Azure.com timeline of supported products and services.

Azure.com timeline: Every year we support more great Azure products and services.

Design principles behind Azure.com

To create a solid architectural foundation for Azure.com, we follow the core pillars of great Azure architecture. These pillars are the design principles behind the security, performance, availability, and efficiency that make Azure.com run smoothly and meet our business goals.

The core pillars of great Azure architecture.

Design principles: Azure.com follows the tenets of Azure architectural best practices.

You can take a class on how to Build great solutions with the Microsoft Azure Well-Architected Framework.

A pillar of security and resiliency

Like any cloud application, Azure.com requires security at all layers. That means everything covered by the Open Systems Interconnection (OSI) model, from the network to the application, web page, and backend dependencies. This is our defense-in-depth approach to security.

Resiliency is the ability to defend against malicious attacks, bad actors, or bots saturating your compute resources and possibly causing unnecessary scale-out and cost overruns.

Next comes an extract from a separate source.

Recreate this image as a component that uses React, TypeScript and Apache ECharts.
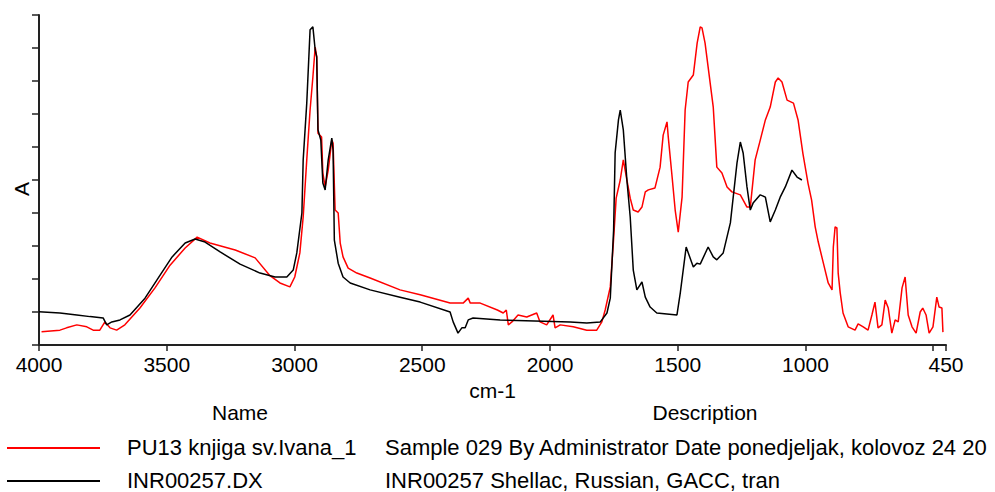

Resiliency isn’t about avoiding failure, but rather responding to failure in a way that avoids downtime and data loss.

One metric for resiliency is the recovery time objective (RTO), which says how long an application can be offline after suffering an outage. For us, it’s less than 30 minutes. Failure mode analysis (FMA) is another assessment of resiliency and includes planning for failures and running live fire drills. We use both these methods to assess the resiliency of Azure.com.

Super scalable and highly available

Any cloud application needs enough scalability to handle peak loads. For Azure.com, peaks occur during major events and marketing campaigns. Regardless of the load, Azure.com requires high availability to support around-the-clock operations. We trust the platform to support business continuity and guard against unexpected outages, overloaded resources, or failures caused by upstream dependencies.

As a case in point, we rely on Azure scalability to handle the big spikes in demand during Microsoft Build and Microsoft Ignite, the largest annual events handled by Azure.com. The number of requests per second (RPS) jumps 20 to 30 percent as tens of thousands of event attendees flock to Azure.com to learn about newly announced Azure products and services.

Whatever the scale, the Azure platform provides reliable, sustainable operations that enable Microsoft and other companies to deliver premium content to our customers.

Cost-effective high performance is a core design principle

Our customers often tell us that they want to move to a cloud-based system to save money. It’s no different at Azure.com, where cost-efficient provisioning is a core design principle. Azure.com has a handy cost calculator to compare the cost of running on-premises to running on Azure.

Efficiency means having a way to track and optimize underutilized resources and use dynamic scaling to support seasonal traffic demands. This principle applies to all layers of the software development life cycle (SDLC), starting with managing all the work items, using a source code repository, and implementing continuous integration (CI) and continuous deployment (CD). Cost-efficiency extends to the way we provision and host resources in multiple environments, and maintain an inventory of our digital estate.

But being cost-conscious doesn’t mean giving up on speed. Top-notch performance takes minimal network latency, fast server response times, and consistent page load and render times. Azure.com performance always focuses on the user experience, so we make sure to optimize network routing and minimize round-trip time (RTT).

Operating with zero downtime

Uptime is important for any large web application. We aim for zero downtime. That means no service downtime—ever. It’s a lofty goal, but it’s possible when you use CI/CD practices that spare users from the effects of the build and deployment cycles.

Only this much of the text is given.